GIVEN TASK. Transcribe all of the data exactly. Omit the pictures.
↓↓↓
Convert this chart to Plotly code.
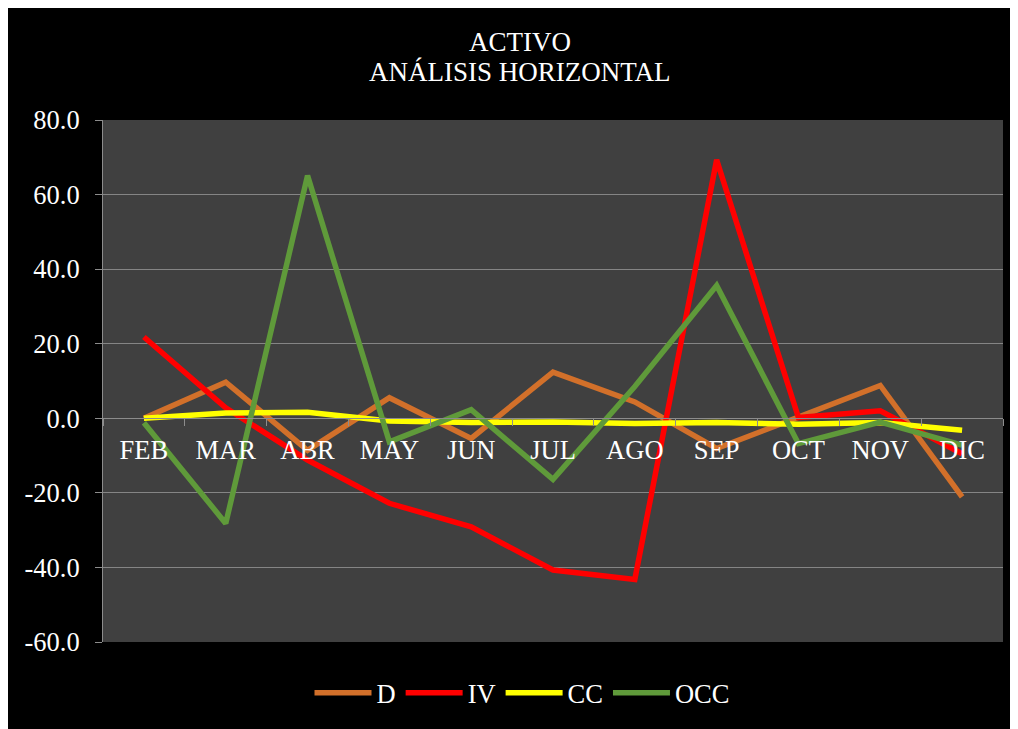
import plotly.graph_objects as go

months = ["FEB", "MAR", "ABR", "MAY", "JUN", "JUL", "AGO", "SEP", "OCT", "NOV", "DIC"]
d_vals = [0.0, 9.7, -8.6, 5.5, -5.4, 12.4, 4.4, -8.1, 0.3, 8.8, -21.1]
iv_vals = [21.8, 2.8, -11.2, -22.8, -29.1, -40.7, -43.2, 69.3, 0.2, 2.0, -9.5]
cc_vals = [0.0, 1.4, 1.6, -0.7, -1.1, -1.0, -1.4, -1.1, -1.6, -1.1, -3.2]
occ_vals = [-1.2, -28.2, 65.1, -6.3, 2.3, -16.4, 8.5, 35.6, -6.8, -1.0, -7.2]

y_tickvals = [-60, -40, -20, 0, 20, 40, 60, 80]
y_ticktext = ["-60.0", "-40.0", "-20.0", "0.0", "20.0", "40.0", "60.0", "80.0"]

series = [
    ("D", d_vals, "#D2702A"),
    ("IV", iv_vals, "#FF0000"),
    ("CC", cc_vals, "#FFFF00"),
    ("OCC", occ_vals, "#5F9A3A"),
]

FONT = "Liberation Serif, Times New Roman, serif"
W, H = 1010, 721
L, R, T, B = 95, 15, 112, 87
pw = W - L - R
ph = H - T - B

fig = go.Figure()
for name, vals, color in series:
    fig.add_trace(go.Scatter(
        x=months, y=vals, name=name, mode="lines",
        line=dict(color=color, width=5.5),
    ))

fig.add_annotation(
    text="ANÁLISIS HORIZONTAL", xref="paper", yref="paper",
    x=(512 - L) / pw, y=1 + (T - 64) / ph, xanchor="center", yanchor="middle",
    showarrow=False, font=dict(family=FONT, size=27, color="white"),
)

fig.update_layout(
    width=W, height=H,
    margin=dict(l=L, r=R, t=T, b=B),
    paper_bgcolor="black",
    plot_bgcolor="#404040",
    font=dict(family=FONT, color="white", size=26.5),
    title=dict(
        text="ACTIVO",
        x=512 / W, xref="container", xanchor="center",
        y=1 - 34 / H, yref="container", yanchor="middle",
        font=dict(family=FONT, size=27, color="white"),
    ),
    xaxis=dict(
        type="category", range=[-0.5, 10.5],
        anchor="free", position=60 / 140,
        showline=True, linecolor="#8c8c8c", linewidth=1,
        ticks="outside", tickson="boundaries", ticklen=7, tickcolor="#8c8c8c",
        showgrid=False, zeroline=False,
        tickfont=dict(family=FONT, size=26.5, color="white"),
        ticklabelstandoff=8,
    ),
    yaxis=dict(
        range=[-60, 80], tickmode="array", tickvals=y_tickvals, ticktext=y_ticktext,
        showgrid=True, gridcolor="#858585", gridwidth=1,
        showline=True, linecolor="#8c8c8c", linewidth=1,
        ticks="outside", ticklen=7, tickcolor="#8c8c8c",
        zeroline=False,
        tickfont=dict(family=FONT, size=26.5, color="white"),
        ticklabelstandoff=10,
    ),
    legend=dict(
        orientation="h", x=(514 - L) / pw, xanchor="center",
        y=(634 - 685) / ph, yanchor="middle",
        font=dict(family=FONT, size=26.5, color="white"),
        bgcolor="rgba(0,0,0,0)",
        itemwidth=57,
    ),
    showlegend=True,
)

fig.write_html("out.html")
↑↑↑
RESULT OF THIS TASK.
Convert this chart to Plotly code.
import plotly.graph_objects as go

months = ["FEB", "MAR", "ABR", "MAY", "JUN", "JUL", "AGO", "SEP", "OCT", "NOV", "DIC"]
d_vals = [0.0, 9.7, -8.6, 5.5, -5.4, 12.4, 4.4, -8.1, 0.3, 8.8, -21.1]
iv_vals = [21.8, 2.8, -11.2, -22.8, -29.1, -40.7, -43.2, 69.3, 0.2, 2.0, -9.5]
cc_vals = [0.0, 1.4, 1.6, -0.7, -1.1, -1.0, -1.4, -1.1, -1.6, -1.1, -3.2]
occ_vals = [-1.2, -28.2, 65.1, -6.3, 2.3, -16.4, 8.5, 35.6, -6.8, -1.0, -7.2]

y_tickvals = [-60, -40, -20, 0, 20, 40, 60, 80]
y_ticktext = ["-60.0", "-40.0", "-20.0", "0.0", "20.0", "40.0", "60.0", "80.0"]

series = [
    ("D", d_vals, "#D2702A"),
    ("IV", iv_vals, "#FF0000"),
    ("CC", cc_vals, "#FFFF00"),
    ("OCC", occ_vals, "#5F9A3A"),
]

FONT = "Liberation Serif, Times New Roman, serif"
W, H = 1010, 721
L, R, T, B = 95, 15, 112, 87
pw = W - L - R
ph = H - T - B

fig = go.Figure()
for name, vals, color in series:
    fig.add_trace(go.Scatter(
        x=months, y=vals, name=name, mode="lines",
        line=dict(color=color, width=5.5),
    ))

fig.add_annotation(
    text="ANÁLISIS HORIZONTAL", xref="paper", yref="paper",
    x=(512 - L) / pw, y=1 + (T - 64) / ph, xanchor="center", yanchor="middle",
    showarrow=False, font=dict(family=FONT, size=27, color="white"),
)

fig.update_layout(
    width=W, height=H,
    margin=dict(l=L, r=R, t=T, b=B),
    paper_bgcolor="black",
    plot_bgcolor="#404040",
    font=dict(family=FONT, color="white", size=26.5),
    title=dict(
        text="ACTIVO",
        x=512 / W, xref="container", xanchor="center",
        y=1 - 34 / H, yref="container", yanchor="middle",
        font=dict(family=FONT, size=27, color="white"),
    ),
    xaxis=dict(
        type="category", range=[-0.5, 10.5],
        anchor="free", position=60 / 140,
        showline=True, linecolor="#8c8c8c", linewidth=1,
        ticks="outside", tickson="boundaries", ticklen=7, tickcolor="#8c8c8c",
        showgrid=False, zeroline=False,
        tickfont=dict(family=FONT, size=26.5, color="white"),
        ticklabelstandoff=8,
    ),
    yaxis=dict(
        range=[-60, 80], tickmode="array", tickvals=y_tickvals, ticktext=y_ticktext,
        showgrid=True, gridcolor="#858585", gridwidth=1,
        showline=True, linecolor="#8c8c8c", linewidth=1,
        ticks="outside", ticklen=7, tickcolor="#8c8c8c",
        zeroline=False,
        tickfont=dict(family=FONT, size=26.5, color="white"),
        ticklabelstandoff=10,
    ),
    legend=dict(
        orientation="h", x=(514 - L) / pw, xanchor="center",
        y=(634 - 685) / ph, yanchor="middle",
        font=dict(family=FONT, size=26.5, color="white"),
        bgcolor="rgba(0,0,0,0)",
        itemwidth=57,
    ),
    showlegend=True,
)

fig.write_html("out.html")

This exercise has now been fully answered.